(Charts and diagrams as code)
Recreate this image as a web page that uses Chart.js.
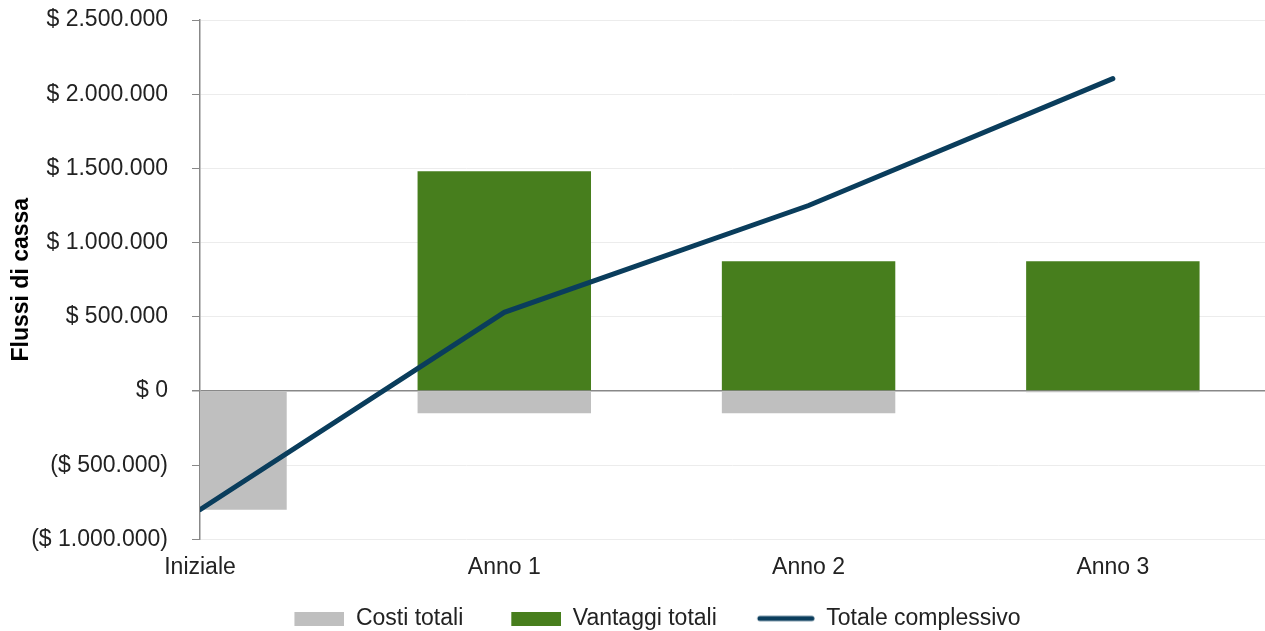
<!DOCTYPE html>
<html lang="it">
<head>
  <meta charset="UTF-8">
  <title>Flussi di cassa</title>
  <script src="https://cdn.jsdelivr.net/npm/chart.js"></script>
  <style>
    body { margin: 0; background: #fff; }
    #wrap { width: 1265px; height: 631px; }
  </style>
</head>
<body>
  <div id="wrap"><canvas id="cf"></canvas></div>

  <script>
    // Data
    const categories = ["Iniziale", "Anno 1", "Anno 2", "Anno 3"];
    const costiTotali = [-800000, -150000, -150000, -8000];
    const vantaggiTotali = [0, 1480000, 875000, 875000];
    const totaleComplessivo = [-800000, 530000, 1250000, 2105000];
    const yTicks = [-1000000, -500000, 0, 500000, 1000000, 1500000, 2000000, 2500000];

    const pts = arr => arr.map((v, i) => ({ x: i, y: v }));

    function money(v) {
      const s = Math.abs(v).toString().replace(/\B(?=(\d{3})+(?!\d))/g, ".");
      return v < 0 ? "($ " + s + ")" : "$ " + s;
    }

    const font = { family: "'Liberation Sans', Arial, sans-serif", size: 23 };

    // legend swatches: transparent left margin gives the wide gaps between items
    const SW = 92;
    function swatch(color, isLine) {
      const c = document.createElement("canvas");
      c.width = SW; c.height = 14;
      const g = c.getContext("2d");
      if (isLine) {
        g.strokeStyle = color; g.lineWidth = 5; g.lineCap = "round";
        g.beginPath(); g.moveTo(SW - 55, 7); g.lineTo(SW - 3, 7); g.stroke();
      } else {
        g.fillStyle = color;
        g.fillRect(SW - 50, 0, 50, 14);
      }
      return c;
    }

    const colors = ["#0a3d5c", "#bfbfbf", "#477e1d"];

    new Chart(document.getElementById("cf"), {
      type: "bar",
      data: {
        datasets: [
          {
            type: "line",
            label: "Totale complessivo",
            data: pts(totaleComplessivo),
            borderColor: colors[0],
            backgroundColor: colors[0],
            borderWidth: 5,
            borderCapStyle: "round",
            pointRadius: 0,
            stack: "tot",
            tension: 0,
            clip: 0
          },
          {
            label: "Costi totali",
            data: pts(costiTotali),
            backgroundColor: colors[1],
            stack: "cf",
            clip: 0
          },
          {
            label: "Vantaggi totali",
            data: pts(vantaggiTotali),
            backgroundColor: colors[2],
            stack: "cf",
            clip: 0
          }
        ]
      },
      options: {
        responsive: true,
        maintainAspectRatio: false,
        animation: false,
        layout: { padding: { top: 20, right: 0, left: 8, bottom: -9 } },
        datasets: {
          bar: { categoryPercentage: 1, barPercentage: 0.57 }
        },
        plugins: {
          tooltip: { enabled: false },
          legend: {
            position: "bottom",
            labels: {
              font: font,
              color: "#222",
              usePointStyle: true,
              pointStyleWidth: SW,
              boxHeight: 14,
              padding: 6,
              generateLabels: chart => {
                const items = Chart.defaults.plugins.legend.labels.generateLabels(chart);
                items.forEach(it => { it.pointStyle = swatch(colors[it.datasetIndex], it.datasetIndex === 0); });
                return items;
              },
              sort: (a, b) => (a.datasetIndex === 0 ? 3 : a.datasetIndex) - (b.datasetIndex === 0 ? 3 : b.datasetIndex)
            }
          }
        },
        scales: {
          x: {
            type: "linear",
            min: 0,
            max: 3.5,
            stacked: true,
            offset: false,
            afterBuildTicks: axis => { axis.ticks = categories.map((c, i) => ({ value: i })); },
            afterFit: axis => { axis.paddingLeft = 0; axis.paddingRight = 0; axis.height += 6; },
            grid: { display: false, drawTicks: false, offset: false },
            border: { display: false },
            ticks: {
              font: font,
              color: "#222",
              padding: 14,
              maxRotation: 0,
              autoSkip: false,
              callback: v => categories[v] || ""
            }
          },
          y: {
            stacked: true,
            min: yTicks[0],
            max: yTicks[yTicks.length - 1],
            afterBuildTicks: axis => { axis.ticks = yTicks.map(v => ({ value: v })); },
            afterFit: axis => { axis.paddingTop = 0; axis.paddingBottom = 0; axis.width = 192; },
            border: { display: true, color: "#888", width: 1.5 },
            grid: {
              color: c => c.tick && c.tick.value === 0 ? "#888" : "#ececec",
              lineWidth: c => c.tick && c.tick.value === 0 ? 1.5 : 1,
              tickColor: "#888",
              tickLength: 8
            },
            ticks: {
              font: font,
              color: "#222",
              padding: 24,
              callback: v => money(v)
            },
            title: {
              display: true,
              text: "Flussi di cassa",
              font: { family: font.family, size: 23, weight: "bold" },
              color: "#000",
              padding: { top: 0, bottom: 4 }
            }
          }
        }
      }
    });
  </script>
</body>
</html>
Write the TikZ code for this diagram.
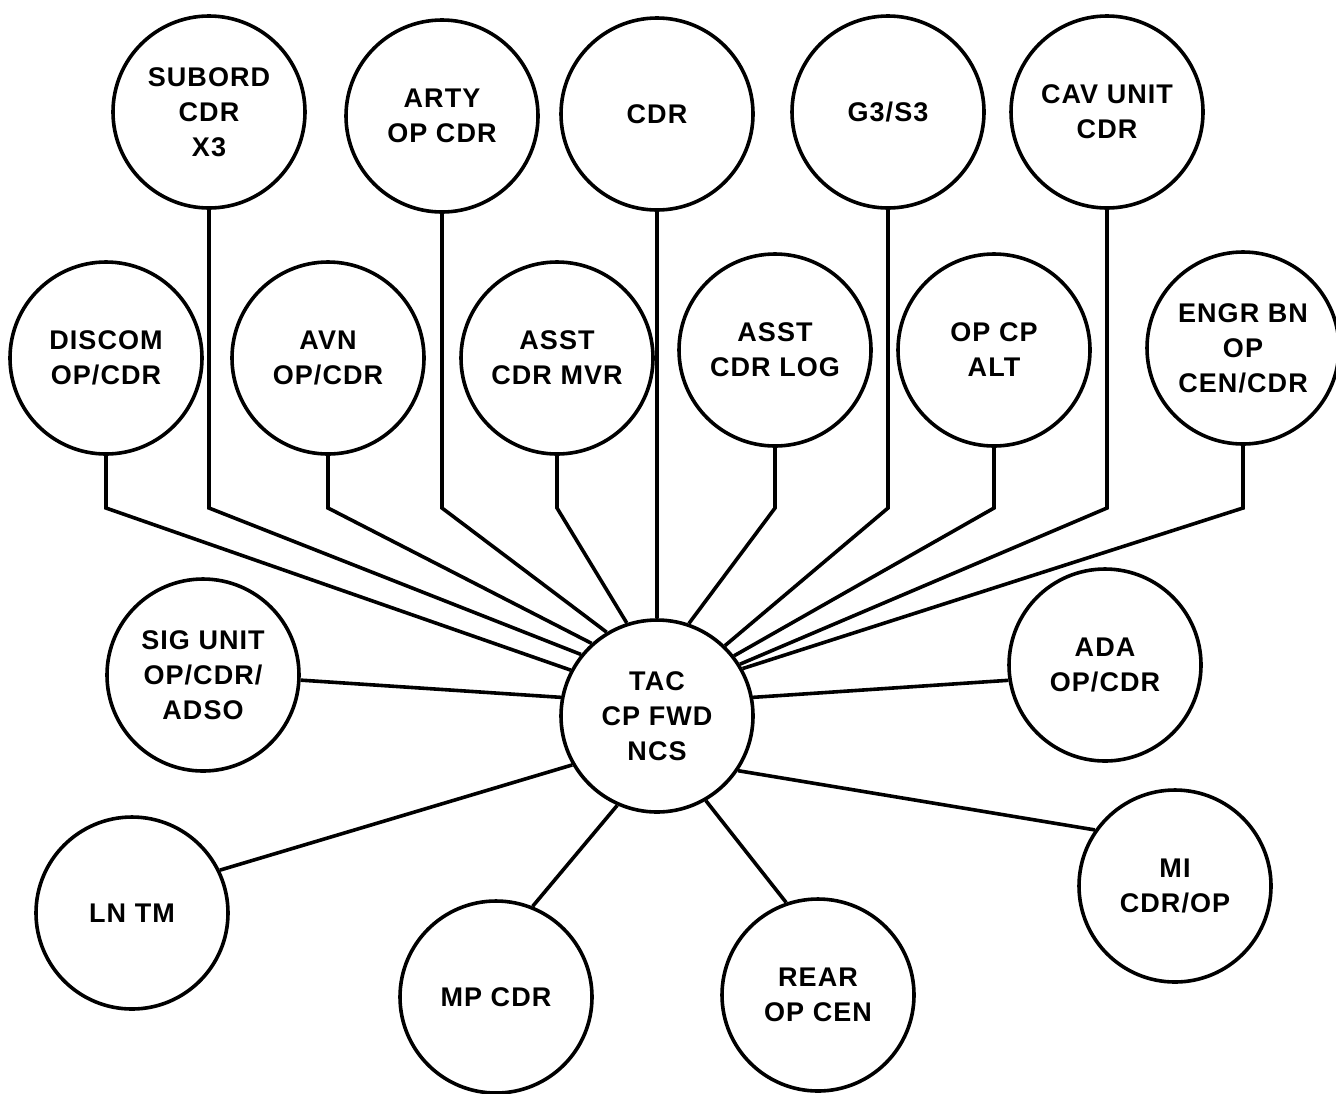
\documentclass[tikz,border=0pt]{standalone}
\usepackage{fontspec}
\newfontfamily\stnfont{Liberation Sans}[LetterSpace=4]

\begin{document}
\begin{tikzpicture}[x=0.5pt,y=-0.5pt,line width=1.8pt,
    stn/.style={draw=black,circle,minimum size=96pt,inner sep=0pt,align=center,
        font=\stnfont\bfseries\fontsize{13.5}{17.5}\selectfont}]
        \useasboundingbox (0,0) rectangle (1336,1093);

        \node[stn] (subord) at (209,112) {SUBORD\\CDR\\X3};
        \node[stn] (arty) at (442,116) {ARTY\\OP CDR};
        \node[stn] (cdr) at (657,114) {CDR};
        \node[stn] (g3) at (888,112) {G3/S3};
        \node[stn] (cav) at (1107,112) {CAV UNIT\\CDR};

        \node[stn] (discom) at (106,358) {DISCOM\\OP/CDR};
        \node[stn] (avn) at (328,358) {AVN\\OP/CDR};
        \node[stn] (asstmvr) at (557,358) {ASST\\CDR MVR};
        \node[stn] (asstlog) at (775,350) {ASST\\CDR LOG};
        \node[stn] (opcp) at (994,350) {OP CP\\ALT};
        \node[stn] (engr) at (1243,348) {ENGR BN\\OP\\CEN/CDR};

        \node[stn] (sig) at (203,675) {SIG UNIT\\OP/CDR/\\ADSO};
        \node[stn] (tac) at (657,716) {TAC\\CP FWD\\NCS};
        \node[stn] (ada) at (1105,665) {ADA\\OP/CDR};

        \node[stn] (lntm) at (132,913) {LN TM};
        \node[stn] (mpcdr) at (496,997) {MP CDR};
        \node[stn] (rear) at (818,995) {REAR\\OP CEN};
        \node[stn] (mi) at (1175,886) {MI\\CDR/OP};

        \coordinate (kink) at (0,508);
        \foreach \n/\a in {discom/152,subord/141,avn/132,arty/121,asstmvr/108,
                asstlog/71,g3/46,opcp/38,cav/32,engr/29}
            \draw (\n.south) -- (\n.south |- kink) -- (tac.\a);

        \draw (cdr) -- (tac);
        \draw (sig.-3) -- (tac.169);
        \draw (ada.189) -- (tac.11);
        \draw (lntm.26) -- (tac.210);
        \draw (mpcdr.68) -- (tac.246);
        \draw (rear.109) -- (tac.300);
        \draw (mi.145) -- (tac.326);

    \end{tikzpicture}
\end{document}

GIVEN REQUEST — Write out the full listing verbatim, excluding its pictures.

SOLUTION FOR THIS TASK —
Recreate this image as a web page that uses Chart.js.
<!DOCTYPE html>
<html lang="it">
<head>
  <meta charset="UTF-8">
  <title>Flussi di cassa</title>
  <script src="https://cdn.jsdelivr.net/npm/chart.js"></script>
  <style>
    body { margin: 0; background: #fff; }
    #wrap { width: 1265px; height: 631px; }
  </style>
</head>
<body>
  <div id="wrap"><canvas id="cf"></canvas></div>

  <script>
    // Data
    const categories = ["Iniziale", "Anno 1", "Anno 2", "Anno 3"];
    const costiTotali = [-800000, -150000, -150000, -8000];
    const vantaggiTotali = [0, 1480000, 875000, 875000];
    const totaleComplessivo = [-800000, 530000, 1250000, 2105000];
    const yTicks = [-1000000, -500000, 0, 500000, 1000000, 1500000, 2000000, 2500000];

    const pts = arr => arr.map((v, i) => ({ x: i, y: v }));

    function money(v) {
      const s = Math.abs(v).toString().replace(/\B(?=(\d{3})+(?!\d))/g, ".");
      return v < 0 ? "($ " + s + ")" : "$ " + s;
    }

    const font = { family: "'Liberation Sans', Arial, sans-serif", size: 23 };

    // legend swatches: transparent left margin gives the wide gaps between items
    const SW = 92;
    function swatch(color, isLine) {
      const c = document.createElement("canvas");
      c.width = SW; c.height = 14;
      const g = c.getContext("2d");
      if (isLine) {
        g.strokeStyle = color; g.lineWidth = 5; g.lineCap = "round";
        g.beginPath(); g.moveTo(SW - 55, 7); g.lineTo(SW - 3, 7); g.stroke();
      } else {
        g.fillStyle = color;
        g.fillRect(SW - 50, 0, 50, 14);
      }
      return c;
    }

    const colors = ["#0a3d5c", "#bfbfbf", "#477e1d"];

    new Chart(document.getElementById("cf"), {
      type: "bar",
      data: {
        datasets: [
          {
            type: "line",
            label: "Totale complessivo",
            data: pts(totaleComplessivo),
            borderColor: colors[0],
            backgroundColor: colors[0],
            borderWidth: 5,
            borderCapStyle: "round",
            pointRadius: 0,
            stack: "tot",
            tension: 0,
            clip: 0
          },
          {
            label: "Costi totali",
            data: pts(costiTotali),
            backgroundColor: colors[1],
            stack: "cf",
            clip: 0
          },
          {
            label: "Vantaggi totali",
            data: pts(vantaggiTotali),
            backgroundColor: colors[2],
            stack: "cf",
            clip: 0
          }
        ]
      },
      options: {
        responsive: true,
        maintainAspectRatio: false,
        animation: false,
        layout: { padding: { top: 20, right: 0, left: 8, bottom: -9 } },
        datasets: {
          bar: { categoryPercentage: 1, barPercentage: 0.57 }
        },
        plugins: {
          tooltip: { enabled: false },
          legend: {
            position: "bottom",
            labels: {
              font: font,
              color: "#222",
              usePointStyle: true,
              pointStyleWidth: SW,
              boxHeight: 14,
              padding: 6,
              generateLabels: chart => {
                const items = Chart.defaults.plugins.legend.labels.generateLabels(chart);
                items.forEach(it => { it.pointStyle = swatch(colors[it.datasetIndex], it.datasetIndex === 0); });
                return items;
              },
              sort: (a, b) => (a.datasetIndex === 0 ? 3 : a.datasetIndex) - (b.datasetIndex === 0 ? 3 : b.datasetIndex)
            }
          }
        },
        scales: {
          x: {
            type: "linear",
            min: 0,
            max: 3.5,
            stacked: true,
            offset: false,
            afterBuildTicks: axis => { axis.ticks = categories.map((c, i) => ({ value: i })); },
            afterFit: axis => { axis.paddingLeft = 0; axis.paddingRight = 0; axis.height += 6; },
            grid: { display: false, drawTicks: false, offset: false },
            border: { display: false },
            ticks: {
              font: font,
              color: "#222",
              padding: 14,
              maxRotation: 0,
              autoSkip: false,
              callback: v => categories[v] || ""
            }
          },
          y: {
            stacked: true,
            min: yTicks[0],
            max: yTicks[yTicks.length - 1],
            afterBuildTicks: axis => { axis.ticks = yTicks.map(v => ({ value: v })); },
            afterFit: axis => { axis.paddingTop = 0; axis.paddingBottom = 0; axis.width = 192; },
            border: { display: true, color: "#888", width: 1.5 },
            grid: {
              color: c => c.tick && c.tick.value === 0 ? "#888" : "#ececec",
              lineWidth: c => c.tick && c.tick.value === 0 ? 1.5 : 1,
              tickColor: "#888",
              tickLength: 8
            },
            ticks: {
              font: font,
              color: "#222",
              padding: 24,
              callback: v => money(v)
            },
            title: {
              display: true,
              text: "Flussi di cassa",
              font: { family: font.family, size: 23, weight: "bold" },
              color: "#000",
              padding: { top: 0, bottom: 4 }
            }
          }
        }
      }
    });
  </script>
</body>
</html>
Write the TikZ code for this diagram.
\documentclass[tikz,border=0pt]{standalone}
\usepackage{fontspec}
\newfontfamily\stnfont{Liberation Sans}[LetterSpace=4]

\begin{document}
\begin{tikzpicture}[x=0.5pt,y=-0.5pt,line width=1.8pt,
    stn/.style={draw=black,circle,minimum size=96pt,inner sep=0pt,align=center,
        font=\stnfont\bfseries\fontsize{13.5}{17.5}\selectfont}]
        \useasboundingbox (0,0) rectangle (1336,1093);

        \node[stn] (subord) at (209,112) {SUBORD\\CDR\\X3};
        \node[stn] (arty) at (442,116) {ARTY\\OP CDR};
        \node[stn] (cdr) at (657,114) {CDR};
        \node[stn] (g3) at (888,112) {G3/S3};
        \node[stn] (cav) at (1107,112) {CAV UNIT\\CDR};

        \node[stn] (discom) at (106,358) {DISCOM\\OP/CDR};
        \node[stn] (avn) at (328,358) {AVN\\OP/CDR};
        \node[stn] (asstmvr) at (557,358) {ASST\\CDR MVR};
        \node[stn] (asstlog) at (775,350) {ASST\\CDR LOG};
        \node[stn] (opcp) at (994,350) {OP CP\\ALT};
        \node[stn] (engr) at (1243,348) {ENGR BN\\OP\\CEN/CDR};

        \node[stn] (sig) at (203,675) {SIG UNIT\\OP/CDR/\\ADSO};
        \node[stn] (tac) at (657,716) {TAC\\CP FWD\\NCS};
        \node[stn] (ada) at (1105,665) {ADA\\OP/CDR};

        \node[stn] (lntm) at (132,913) {LN TM};
        \node[stn] (mpcdr) at (496,997) {MP CDR};
        \node[stn] (rear) at (818,995) {REAR\\OP CEN};
        \node[stn] (mi) at (1175,886) {MI\\CDR/OP};

        \coordinate (kink) at (0,508);
        \foreach \n/\a in {discom/152,subord/141,avn/132,arty/121,asstmvr/108,
                asstlog/71,g3/46,opcp/38,cav/32,engr/29}
            \draw (\n.south) -- (\n.south |- kink) -- (tac.\a);

        \draw (cdr) -- (tac);
        \draw (sig.-3) -- (tac.169);
        \draw (ada.189) -- (tac.11);
        \draw (lntm.26) -- (tac.210);
        \draw (mpcdr.68) -- (tac.246);
        \draw (rear.109) -- (tac.300);
        \draw (mi.145) -- (tac.326);

    \end{tikzpicture}
\end{document}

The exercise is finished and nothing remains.